▸ SUPPLIED INFORMATION:
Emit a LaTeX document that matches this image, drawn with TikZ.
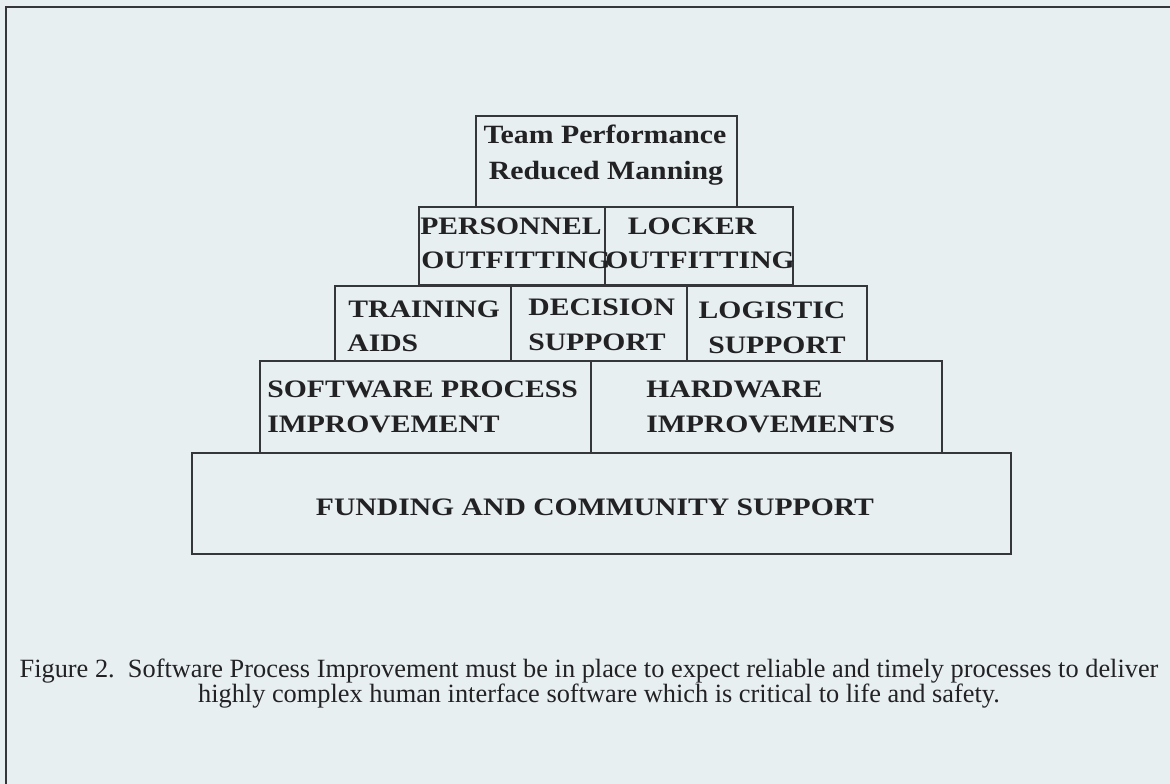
\documentclass[tikz,border=0pt]{standalone}
\usepackage{fontspec}
\setmainfont{Liberation Serif}
\newfontfamily\tierfont[FakeStretch=1.18]{Liberation Serif}
\newfontfamily\apexfont[FakeStretch=1.13]{Liberation Serif}
\definecolor{paper}{RGB}{232,239,241}
\definecolor{rule}{RGB}{52,54,58}
\definecolor{ink}{RGB}{34,34,36}
\begin{document}
\begin{tikzpicture}[x=0.02cm,y=-0.02cm,
  frameline/.style={line width=1.2pt, draw=rule},
  tier/.style={line width=0.8pt, draw=rule},
  lbl/.style={inner sep=0pt, text=ink, font=\tierfont\bfseries\fontsize{14.3}{17}\selectfont},
  toplbl/.style={inner sep=0pt, text=ink, font=\apexfont\bfseries\fontsize{15}{18}\selectfont},
  captext/.style={inner sep=0pt, text=ink, font=\fontsize{15}{18}\selectfont}]
  % page and open frame
  \fill[paper] (0,0) rectangle (1170,784);
  \useasboundingbox (0,0) rectangle (1170,784);
  \coordinate (fr-top) at (1170,7);
  \coordinate (fr-corner) at (6,7);
  \coordinate (fr-bottom) at (6,784);
  \draw[frameline] (fr-top) -- (fr-corner) -- (fr-bottom);

  % pyramid tiers
  \draw[tier] (476,116) rectangle (737,207);
  \draw[tier] (419,207) rectangle (605,285);
  \draw[tier] (605,207) rectangle (793,285);
  \draw[tier] (335,286) rectangle (511,361);
  \draw[tier] (511,286) rectangle (687,361);
  \draw[tier] (687,286) rectangle (867,361);
  \draw[tier] (260,361) rectangle (591,453);
  \draw[tier] (591,361) rectangle (942,453);
  \draw[tier] (192,453) rectangle (1011,554);

  % tier labels
  \node[toplbl, anchor=base] (team) at (605,144) {Team Performance};
  \node[toplbl, anchor=base] (manning) at (606,179) {Reduced Manning};
  \node[lbl, anchor=base west] (pers1) at (420,235) {PERSONNEL};
  \node[lbl, anchor=base west] (pers2) at (421,268) {OUTFITTING};
  \node[lbl, anchor=base] (lock1) at (692,235) {LOCKER};
  \node[lbl, anchor=base] (lock2) at (700,268) {OUTFITTING};
  \node[lbl, anchor=base west] (train1) at (348,317) {TRAINING};
  \node[lbl, anchor=base west] (train2) at (347,351) {AIDS};
  \node[lbl, anchor=base west] (dec1) at (528,315) {DECISION};
  \node[lbl, anchor=base west] (dec2) at (528,350) {SUPPORT};
  \node[lbl, anchor=base] (log1) at (772,318) {LOGISTIC};
  \node[lbl, anchor=base] (log2) at (777,353) {SUPPORT};
  \node[lbl, anchor=base west] (sw1) at (267,397) {SOFTWARE PROCESS};
  \node[lbl, anchor=base west] (sw2) at (267,432) {IMPROVEMENT};
  \node[lbl, anchor=base west] (hw1) at (646,397) {HARDWARE};
  \node[lbl, anchor=base west] (hw2) at (646,432) {IMPROVEMENTS};
  \node[lbl, anchor=base] (fund) at (595,515) {FUNDING AND COMMUNITY SUPPORT};

  % caption
  \node[captext, anchor=base] (cap1) at (589,677) {Figure 2.\ \ Software Process Improvement must be in place to expect reliable and timely processes to deliver};
  \node[captext, anchor=base] (cap2) at (599,702) {highly complex human interface software which is critical to life and safety.};
\end{tikzpicture}
\end{document}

▸ PROBLEM STATEMENT: Retype each line of the listing above word for word. Exclude the pictures.

▸ EXERCISE RESPONSE:
Emit a LaTeX document that matches this image, drawn with TikZ.
\documentclass[tikz,border=0pt]{standalone}
\usepackage{fontspec}
\setmainfont{Liberation Serif}
\newfontfamily\tierfont[FakeStretch=1.18]{Liberation Serif}
\newfontfamily\apexfont[FakeStretch=1.13]{Liberation Serif}
\definecolor{paper}{RGB}{232,239,241}
\definecolor{rule}{RGB}{52,54,58}
\definecolor{ink}{RGB}{34,34,36}
\begin{document}
\begin{tikzpicture}[x=0.02cm,y=-0.02cm,
  frameline/.style={line width=1.2pt, draw=rule},
  tier/.style={line width=0.8pt, draw=rule},
  lbl/.style={inner sep=0pt, text=ink, font=\tierfont\bfseries\fontsize{14.3}{17}\selectfont},
  toplbl/.style={inner sep=0pt, text=ink, font=\apexfont\bfseries\fontsize{15}{18}\selectfont},
  captext/.style={inner sep=0pt, text=ink, font=\fontsize{15}{18}\selectfont}]
  % page and open frame
  \fill[paper] (0,0) rectangle (1170,784);
  \useasboundingbox (0,0) rectangle (1170,784);
  \coordinate (fr-top) at (1170,7);
  \coordinate (fr-corner) at (6,7);
  \coordinate (fr-bottom) at (6,784);
  \draw[frameline] (fr-top) -- (fr-corner) -- (fr-bottom);

  % pyramid tiers
  \draw[tier] (476,116) rectangle (737,207);
  \draw[tier] (419,207) rectangle (605,285);
  \draw[tier] (605,207) rectangle (793,285);
  \draw[tier] (335,286) rectangle (511,361);
  \draw[tier] (511,286) rectangle (687,361);
  \draw[tier] (687,286) rectangle (867,361);
  \draw[tier] (260,361) rectangle (591,453);
  \draw[tier] (591,361) rectangle (942,453);
  \draw[tier] (192,453) rectangle (1011,554);

  % tier labels
  \node[toplbl, anchor=base] (team) at (605,144) {Team Performance};
  \node[toplbl, anchor=base] (manning) at (606,179) {Reduced Manning};
  \node[lbl, anchor=base west] (pers1) at (420,235) {PERSONNEL};
  \node[lbl, anchor=base west] (pers2) at (421,268) {OUTFITTING};
  \node[lbl, anchor=base] (lock1) at (692,235) {LOCKER};
  \node[lbl, anchor=base] (lock2) at (700,268) {OUTFITTING};
  \node[lbl, anchor=base west] (train1) at (348,317) {TRAINING};
  \node[lbl, anchor=base west] (train2) at (347,351) {AIDS};
  \node[lbl, anchor=base west] (dec1) at (528,315) {DECISION};
  \node[lbl, anchor=base west] (dec2) at (528,350) {SUPPORT};
  \node[lbl, anchor=base] (log1) at (772,318) {LOGISTIC};
  \node[lbl, anchor=base] (log2) at (777,353) {SUPPORT};
  \node[lbl, anchor=base west] (sw1) at (267,397) {SOFTWARE PROCESS};
  \node[lbl, anchor=base west] (sw2) at (267,432) {IMPROVEMENT};
  \node[lbl, anchor=base west] (hw1) at (646,397) {HARDWARE};
  \node[lbl, anchor=base west] (hw2) at (646,432) {IMPROVEMENTS};
  \node[lbl, anchor=base] (fund) at (595,515) {FUNDING AND COMMUNITY SUPPORT};

  % caption
  \node[captext, anchor=base] (cap1) at (589,677) {Figure 2.\ \ Software Process Improvement must be in place to expect reliable and timely processes to deliver};
  \node[captext, anchor=base] (cap2) at (599,702) {highly complex human interface software which is critical to life and safety.};
\end{tikzpicture}
\end{document}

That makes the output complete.